=== Short task ===
Please print the lines between the one with "Emit a component" and the one with "import * as", both ends included, exactly as written, with no pictures.

=== Record excerpts ===

━━━━━━━━━━━━━━━━━━━━

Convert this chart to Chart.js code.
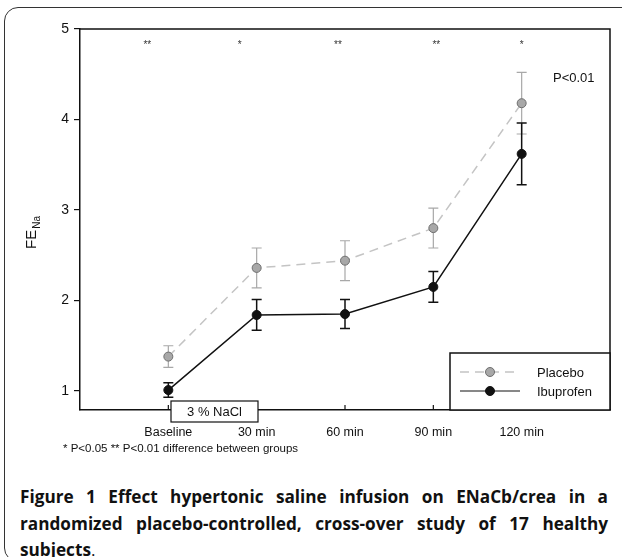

━━━━━━━━━━━━━━━━━━━━

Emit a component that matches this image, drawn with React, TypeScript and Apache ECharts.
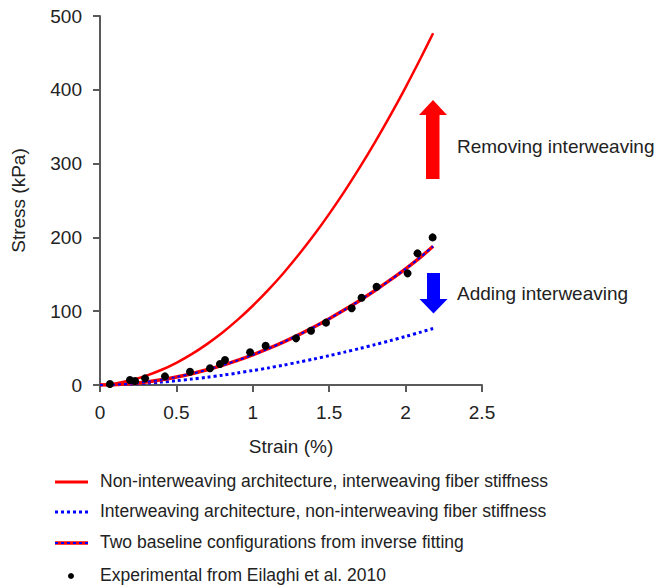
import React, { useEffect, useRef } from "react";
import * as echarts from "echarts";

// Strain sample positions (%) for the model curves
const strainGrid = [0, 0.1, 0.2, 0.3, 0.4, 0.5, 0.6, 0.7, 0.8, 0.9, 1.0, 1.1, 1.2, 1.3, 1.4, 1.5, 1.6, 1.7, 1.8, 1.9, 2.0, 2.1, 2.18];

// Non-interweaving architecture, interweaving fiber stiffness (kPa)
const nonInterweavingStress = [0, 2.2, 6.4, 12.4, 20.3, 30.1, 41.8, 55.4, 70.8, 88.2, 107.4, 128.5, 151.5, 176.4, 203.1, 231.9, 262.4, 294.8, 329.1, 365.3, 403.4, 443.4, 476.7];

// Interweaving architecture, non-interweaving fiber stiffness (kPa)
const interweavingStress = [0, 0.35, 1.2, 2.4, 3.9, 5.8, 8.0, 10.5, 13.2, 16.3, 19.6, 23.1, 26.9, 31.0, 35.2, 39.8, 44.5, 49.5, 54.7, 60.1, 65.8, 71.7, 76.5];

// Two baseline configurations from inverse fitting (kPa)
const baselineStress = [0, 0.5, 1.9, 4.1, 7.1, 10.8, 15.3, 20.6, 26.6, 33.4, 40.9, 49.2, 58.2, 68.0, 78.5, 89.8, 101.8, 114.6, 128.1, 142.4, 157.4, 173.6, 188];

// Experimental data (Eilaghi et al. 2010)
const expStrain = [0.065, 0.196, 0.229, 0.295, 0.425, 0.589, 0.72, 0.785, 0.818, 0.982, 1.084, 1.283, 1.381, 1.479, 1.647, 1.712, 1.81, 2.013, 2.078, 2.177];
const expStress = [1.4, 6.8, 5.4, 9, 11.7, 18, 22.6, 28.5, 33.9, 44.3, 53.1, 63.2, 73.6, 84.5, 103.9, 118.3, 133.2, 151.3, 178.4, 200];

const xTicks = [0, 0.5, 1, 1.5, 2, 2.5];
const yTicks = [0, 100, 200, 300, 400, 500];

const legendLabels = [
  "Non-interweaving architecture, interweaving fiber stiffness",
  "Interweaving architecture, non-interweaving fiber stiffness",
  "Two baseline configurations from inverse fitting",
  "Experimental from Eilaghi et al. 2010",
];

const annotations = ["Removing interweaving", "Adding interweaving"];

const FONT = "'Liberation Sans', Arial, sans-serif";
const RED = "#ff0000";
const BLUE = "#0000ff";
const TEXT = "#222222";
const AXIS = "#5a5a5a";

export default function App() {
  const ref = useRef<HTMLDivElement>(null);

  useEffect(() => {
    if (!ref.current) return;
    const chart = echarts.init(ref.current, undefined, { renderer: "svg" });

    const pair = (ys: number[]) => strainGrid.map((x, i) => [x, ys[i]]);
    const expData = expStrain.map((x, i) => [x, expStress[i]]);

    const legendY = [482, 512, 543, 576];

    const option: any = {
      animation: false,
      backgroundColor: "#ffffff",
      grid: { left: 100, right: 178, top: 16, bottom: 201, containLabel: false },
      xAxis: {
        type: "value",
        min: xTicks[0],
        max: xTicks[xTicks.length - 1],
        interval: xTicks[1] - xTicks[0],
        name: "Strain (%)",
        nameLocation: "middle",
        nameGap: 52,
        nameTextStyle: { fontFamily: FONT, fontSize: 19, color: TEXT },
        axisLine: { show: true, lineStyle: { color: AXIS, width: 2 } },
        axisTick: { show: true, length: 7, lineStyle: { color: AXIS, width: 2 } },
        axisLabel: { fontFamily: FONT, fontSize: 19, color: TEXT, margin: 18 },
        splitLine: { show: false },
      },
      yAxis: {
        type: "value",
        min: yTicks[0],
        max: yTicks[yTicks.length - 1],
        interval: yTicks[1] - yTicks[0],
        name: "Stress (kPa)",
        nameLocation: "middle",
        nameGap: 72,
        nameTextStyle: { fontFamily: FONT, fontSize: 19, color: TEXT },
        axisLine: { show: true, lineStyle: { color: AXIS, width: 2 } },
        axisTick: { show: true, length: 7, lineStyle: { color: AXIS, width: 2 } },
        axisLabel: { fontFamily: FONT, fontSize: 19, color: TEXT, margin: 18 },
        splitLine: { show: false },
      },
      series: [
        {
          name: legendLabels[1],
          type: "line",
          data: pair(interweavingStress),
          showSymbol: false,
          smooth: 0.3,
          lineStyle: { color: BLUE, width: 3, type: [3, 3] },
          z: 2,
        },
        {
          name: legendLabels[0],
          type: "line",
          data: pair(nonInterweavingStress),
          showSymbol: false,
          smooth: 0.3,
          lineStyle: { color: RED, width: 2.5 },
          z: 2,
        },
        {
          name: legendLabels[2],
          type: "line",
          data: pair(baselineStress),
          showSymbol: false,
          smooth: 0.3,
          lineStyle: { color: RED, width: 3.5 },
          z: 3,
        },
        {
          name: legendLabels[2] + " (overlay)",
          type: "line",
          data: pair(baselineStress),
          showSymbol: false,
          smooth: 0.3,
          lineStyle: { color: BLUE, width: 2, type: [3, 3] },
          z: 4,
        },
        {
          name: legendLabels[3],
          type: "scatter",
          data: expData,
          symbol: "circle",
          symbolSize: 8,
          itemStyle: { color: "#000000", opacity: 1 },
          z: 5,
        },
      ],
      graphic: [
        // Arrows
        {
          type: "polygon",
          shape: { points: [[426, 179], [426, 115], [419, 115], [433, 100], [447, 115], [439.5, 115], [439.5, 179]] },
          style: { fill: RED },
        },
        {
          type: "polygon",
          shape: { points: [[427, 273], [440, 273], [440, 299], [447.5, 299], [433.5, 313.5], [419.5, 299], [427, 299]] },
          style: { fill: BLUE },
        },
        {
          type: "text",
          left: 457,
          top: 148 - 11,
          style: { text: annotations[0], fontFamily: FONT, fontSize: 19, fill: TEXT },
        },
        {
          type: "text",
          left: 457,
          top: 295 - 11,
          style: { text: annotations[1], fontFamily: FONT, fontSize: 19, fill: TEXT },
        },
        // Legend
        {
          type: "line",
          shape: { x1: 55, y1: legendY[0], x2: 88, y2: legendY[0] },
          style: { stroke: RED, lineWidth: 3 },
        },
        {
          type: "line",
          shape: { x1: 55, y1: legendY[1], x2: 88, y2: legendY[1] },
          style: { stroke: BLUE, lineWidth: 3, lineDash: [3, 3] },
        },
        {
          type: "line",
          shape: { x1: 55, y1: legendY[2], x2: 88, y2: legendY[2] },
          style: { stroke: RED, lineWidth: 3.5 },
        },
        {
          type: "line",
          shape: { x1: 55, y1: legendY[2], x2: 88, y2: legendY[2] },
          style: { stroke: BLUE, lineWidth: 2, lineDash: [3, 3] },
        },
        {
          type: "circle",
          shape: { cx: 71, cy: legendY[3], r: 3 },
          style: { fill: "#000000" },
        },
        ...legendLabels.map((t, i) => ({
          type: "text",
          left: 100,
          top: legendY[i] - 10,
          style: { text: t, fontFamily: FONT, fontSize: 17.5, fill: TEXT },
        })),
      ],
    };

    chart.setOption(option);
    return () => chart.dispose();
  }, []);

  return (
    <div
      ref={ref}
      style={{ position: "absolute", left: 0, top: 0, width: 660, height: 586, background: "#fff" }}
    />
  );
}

━━━━━━━━━━━━━━━━━━━━

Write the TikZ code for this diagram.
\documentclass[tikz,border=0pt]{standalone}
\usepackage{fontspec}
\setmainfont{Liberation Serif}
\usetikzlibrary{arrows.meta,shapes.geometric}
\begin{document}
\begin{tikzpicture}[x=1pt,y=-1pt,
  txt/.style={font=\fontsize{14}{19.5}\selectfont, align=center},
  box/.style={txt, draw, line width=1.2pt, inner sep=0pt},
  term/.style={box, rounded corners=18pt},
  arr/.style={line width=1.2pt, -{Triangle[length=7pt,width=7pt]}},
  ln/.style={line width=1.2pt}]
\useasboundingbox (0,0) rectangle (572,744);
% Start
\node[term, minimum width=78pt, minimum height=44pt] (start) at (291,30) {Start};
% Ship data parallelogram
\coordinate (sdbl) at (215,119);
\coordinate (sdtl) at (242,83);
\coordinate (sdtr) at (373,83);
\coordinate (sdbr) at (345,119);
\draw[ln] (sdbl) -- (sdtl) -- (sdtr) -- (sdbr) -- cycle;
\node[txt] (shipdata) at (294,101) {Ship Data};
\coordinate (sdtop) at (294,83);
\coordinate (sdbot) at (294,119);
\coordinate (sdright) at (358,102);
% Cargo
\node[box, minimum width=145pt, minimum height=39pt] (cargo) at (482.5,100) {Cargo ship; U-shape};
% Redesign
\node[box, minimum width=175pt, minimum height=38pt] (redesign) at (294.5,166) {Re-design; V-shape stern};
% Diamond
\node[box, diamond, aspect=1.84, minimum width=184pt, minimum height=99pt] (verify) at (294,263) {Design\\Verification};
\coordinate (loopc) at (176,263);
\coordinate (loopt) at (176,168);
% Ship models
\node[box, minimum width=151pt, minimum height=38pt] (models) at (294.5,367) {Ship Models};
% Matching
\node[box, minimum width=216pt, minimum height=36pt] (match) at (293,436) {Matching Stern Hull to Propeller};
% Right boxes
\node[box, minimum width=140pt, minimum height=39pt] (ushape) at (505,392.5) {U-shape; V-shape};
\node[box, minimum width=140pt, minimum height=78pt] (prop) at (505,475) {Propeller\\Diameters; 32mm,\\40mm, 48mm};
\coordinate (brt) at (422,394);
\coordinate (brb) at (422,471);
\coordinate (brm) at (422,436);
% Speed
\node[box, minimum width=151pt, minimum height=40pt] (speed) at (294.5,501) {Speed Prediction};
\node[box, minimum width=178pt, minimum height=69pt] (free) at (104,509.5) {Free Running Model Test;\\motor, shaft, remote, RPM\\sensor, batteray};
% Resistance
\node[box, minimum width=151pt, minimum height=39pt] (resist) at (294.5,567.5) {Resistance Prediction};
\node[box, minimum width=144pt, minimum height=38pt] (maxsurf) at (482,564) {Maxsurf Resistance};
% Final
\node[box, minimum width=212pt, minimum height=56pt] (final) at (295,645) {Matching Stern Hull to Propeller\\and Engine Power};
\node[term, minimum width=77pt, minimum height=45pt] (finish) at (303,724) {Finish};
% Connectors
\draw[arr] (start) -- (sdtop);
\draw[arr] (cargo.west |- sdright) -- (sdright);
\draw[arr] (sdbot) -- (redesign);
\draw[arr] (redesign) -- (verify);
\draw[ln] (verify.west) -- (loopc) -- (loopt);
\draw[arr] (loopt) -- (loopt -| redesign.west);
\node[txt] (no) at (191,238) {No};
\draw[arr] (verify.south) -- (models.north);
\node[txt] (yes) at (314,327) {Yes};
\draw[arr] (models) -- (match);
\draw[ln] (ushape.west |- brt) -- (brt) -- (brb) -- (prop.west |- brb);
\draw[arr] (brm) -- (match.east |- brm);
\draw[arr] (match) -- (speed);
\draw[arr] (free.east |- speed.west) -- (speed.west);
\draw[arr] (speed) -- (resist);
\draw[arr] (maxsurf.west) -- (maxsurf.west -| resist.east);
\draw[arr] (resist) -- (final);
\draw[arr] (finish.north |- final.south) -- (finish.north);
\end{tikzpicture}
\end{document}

━━━━━━━━━━━━━━━━━━━━

=== Complete answer ===
Emit a component that matches this image, drawn with React, TypeScript and Apache ECharts.
import React, { useEffect, useRef } from "react";
import * as echarts from "echarts";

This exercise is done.